En bref, l’ergonomie a l’ambition de mobiliser toute la communauté scolaire afin d’aménager pour tous les élèves des conditions de vie et de travail afin qu’ils soient plus disponibles pour apprendre.

En conclusion

Un citoyen, qu’il ait des enfants scolarisés ou pas, peut-il accepter que le système éducatif de son pays n’arrive pas à contrôler les effets discriminatoires liés à l’origine sociale des élèves ?
Les parents peuvent-ils souffrir que ce soient les mauvaises conditions de travail dans les établissements scolaires qui sont le déterminant de l’échec de leurs enfants ?
Est-il possible que les enseignants oublient qu’apprendre à apprendre est une priorité à tous les niveaux scolaires ?

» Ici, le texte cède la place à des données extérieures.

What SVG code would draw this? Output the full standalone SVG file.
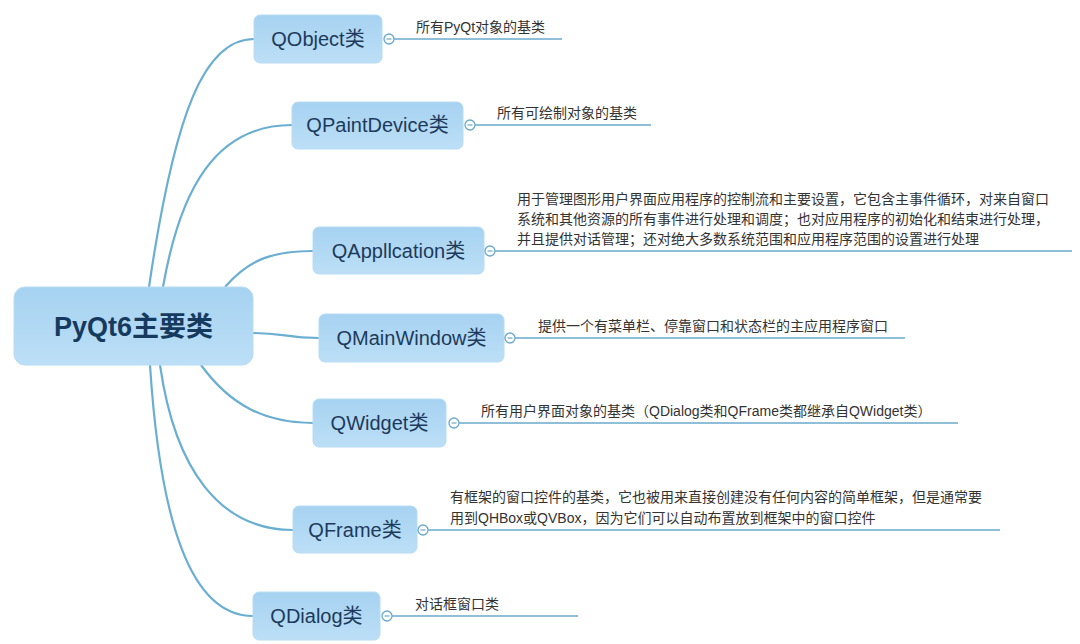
<svg xmlns="http://www.w3.org/2000/svg" width="1080" height="644" viewBox="0 0 1080 644">
<defs>
<linearGradient id="nodeFill" x1="0" y1="0" x2="0" y2="1">
<stop offset="0" stop-color="#a6d2f1"/>
<stop offset="1" stop-color="#bcdff6"/>
</linearGradient>
<style>
.box{fill:url(#nodeFill);stroke:#b8dcf4;stroke-width:1}
.lbl{font-family:"Liberation Sans","Noto Sans CJK SC",sans-serif;font-size:20px;fill:#1d3a5c;text-anchor:middle}
.root{font-family:"Liberation Sans","Noto Sans CJK SC",sans-serif;font-size:27px;font-weight:bold;fill:#163a5e;text-anchor:middle}
.desc{font-family:"Liberation Sans","Noto Sans CJK SC",sans-serif;font-size:14px;fill:#333333}
.conn{fill:none;stroke:#6aaed2;stroke-width:2.2}
.under{fill:none;stroke:#6aa8cc;stroke-width:1.6}
.knob{fill:#ffffff;stroke:#6aa8cc;stroke-width:1.3}
.dash{stroke:#6aa8cc;stroke-width:1.2}
</style>
</defs>
<rect width="1080" height="644" fill="#ffffff"/>
<g id="connectors">
<path class="conn" d="M149,287 C175,110 205,39 254,39"/>
<path class="conn" d="M163,287 C180,190 215,125 292,125"/>
<path class="conn" d="M225,287 C250,258 275,251 313,251"/>
<path class="conn" d="M253,333 C285,333 285,338 319,338"/>
<path class="conn" d="M201,365 C230,405 265,423 313,423"/>
<path class="conn" d="M160,365 C175,470 220,530 293,530"/>
<path class="conn" d="M150,365 C160,520 190,616 253,616"/>
</g>
<g id="root">
<rect class="box" x="14" y="287" width="239" height="78" rx="11"/>
<text class="root" x="133.5" y="336">PyQt6主要类</text>
</g>
<g id="qobject">
<rect class="box" x="254" y="15" width="128" height="48" rx="6"/>
<text class="lbl" x="318" y="46">QObject类</text>
<line class="under" x1="394" y1="39" x2="562" y2="39"/>
<circle class="knob" cx="389" cy="39" r="5"/><line class="dash" x1="386.5" y1="39" x2="391.5" y2="39"/>
<text class="desc" x="416" y="32">所有PyQt对象的基类</text>
</g>
<g id="qpaintdevice">
<rect class="box" x="292" y="102" width="171" height="47" rx="6"/>
<text class="lbl" x="377.5" y="132">QPaintDevice类</text>
<line class="under" x1="475" y1="125" x2="651" y2="125"/>
<circle class="knob" cx="470" cy="125" r="5"/><line class="dash" x1="467.5" y1="125" x2="472.5" y2="125"/>
<text class="desc" x="497" y="118">所有可绘制对象的基类</text>
</g>
<g id="qapplication">
<rect class="box" x="313" y="227" width="171" height="47" rx="6"/>
<text class="lbl" x="398.5" y="258">QAppllcation类</text>
<line class="under" x1="495" y1="251" x2="1072" y2="251"/>
<circle class="knob" cx="490" cy="251" r="5"/><line class="dash" x1="487.5" y1="251" x2="492.5" y2="251"/>
<text class="desc" x="517" y="204">用于管理图形用户界面应用程序的控制流和主要设置，它包含主事件循环，对来自窗口</text>
<text class="desc" x="517" y="224">系统和其他资源的所有事件进行处理和调度；也对应用程序的初始化和结束进行处理，</text>
<text class="desc" x="517" y="244">并且提供对话管理；还对绝大多数系统范围和应用程序范围的设置进行处理</text>
</g>
<g id="qmainwindow">
<rect class="box" x="319" y="314" width="185" height="48" rx="6"/>
<text class="lbl" x="411.5" y="345">QMainWindow类</text>
<line class="under" x1="515" y1="338" x2="905" y2="338"/>
<circle class="knob" cx="510" cy="338" r="5"/><line class="dash" x1="507.5" y1="338" x2="512.5" y2="338"/>
<text class="desc" x="538" y="331">提供一个有菜单栏、停靠窗口和状态栏的主应用程序窗口</text>
</g>
<g id="qwidget">
<rect class="box" x="313" y="399" width="133" height="48" rx="6"/>
<text class="lbl" x="379.5" y="430">QWidget类</text>
<line class="under" x1="459" y1="423" x2="958" y2="423"/>
<circle class="knob" cx="454" cy="423" r="5"/><line class="dash" x1="451.5" y1="423" x2="456.5" y2="423"/>
<text class="desc" x="481" y="416">所有用户界面对象的基类（QDialog类和QFrame类都继承自QWidget类）</text>
</g>
<g id="qframe">
<rect class="box" x="293" y="506" width="124" height="47" rx="6"/>
<text class="lbl" x="355" y="537">QFrame类</text>
<line class="under" x1="428" y1="530" x2="1000" y2="530"/>
<circle class="knob" cx="423" cy="530" r="5"/><line class="dash" x1="420.5" y1="530" x2="425.5" y2="530"/>
<text class="desc" x="450" y="502">有框架的窗口控件的基类，它也被用来直接创建没有任何内容的简单框架，但是通常要</text>
<text class="desc" x="450" y="523">用到QHBox或QVBox，因为它们可以自动布置放到框架中的窗口控件</text>
</g>
<g id="qdialog">
<rect class="box" x="253" y="592" width="127" height="48" rx="6"/>
<text class="lbl" x="316.5" y="623">QDialog类</text>
<line class="under" x1="392" y1="616" x2="578" y2="616"/>
<circle class="knob" cx="387" cy="616" r="5"/><line class="dash" x1="384.5" y1="616" x2="389.5" y2="616"/>
<text class="desc" x="415" y="609">对话框窗口类</text>
</g>
</svg>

Sans risque, nous pouvons répondre par la négative à toutes ces questions et se demander pourquoi faut-il que la représentation commune et partagée par beaucoup trop d’experts et de politiques sur le système scolaire, le limite à la transmission de compétences et connaissances appuyées sur la maitrise des savoirs savants ; elle gomme l’analyse des contextes d’apprentissages et, pire, elle élimine de ses priorités la construction des compétences indispensables pour se débrouiller dans la vie.
L’efficacité des situations d’apprentissage scolaire et donc la réussite des élèves sont indissociables d’une prise en compte de leurs conditions de travail… pour le bonheur des élèves, des enseignants et de tous les autres.
Espérons qu’en 2012 l’École comprenne l’intérêt de prendre en compte les conditions de travail dans les établissements pour améliorer leurs performances.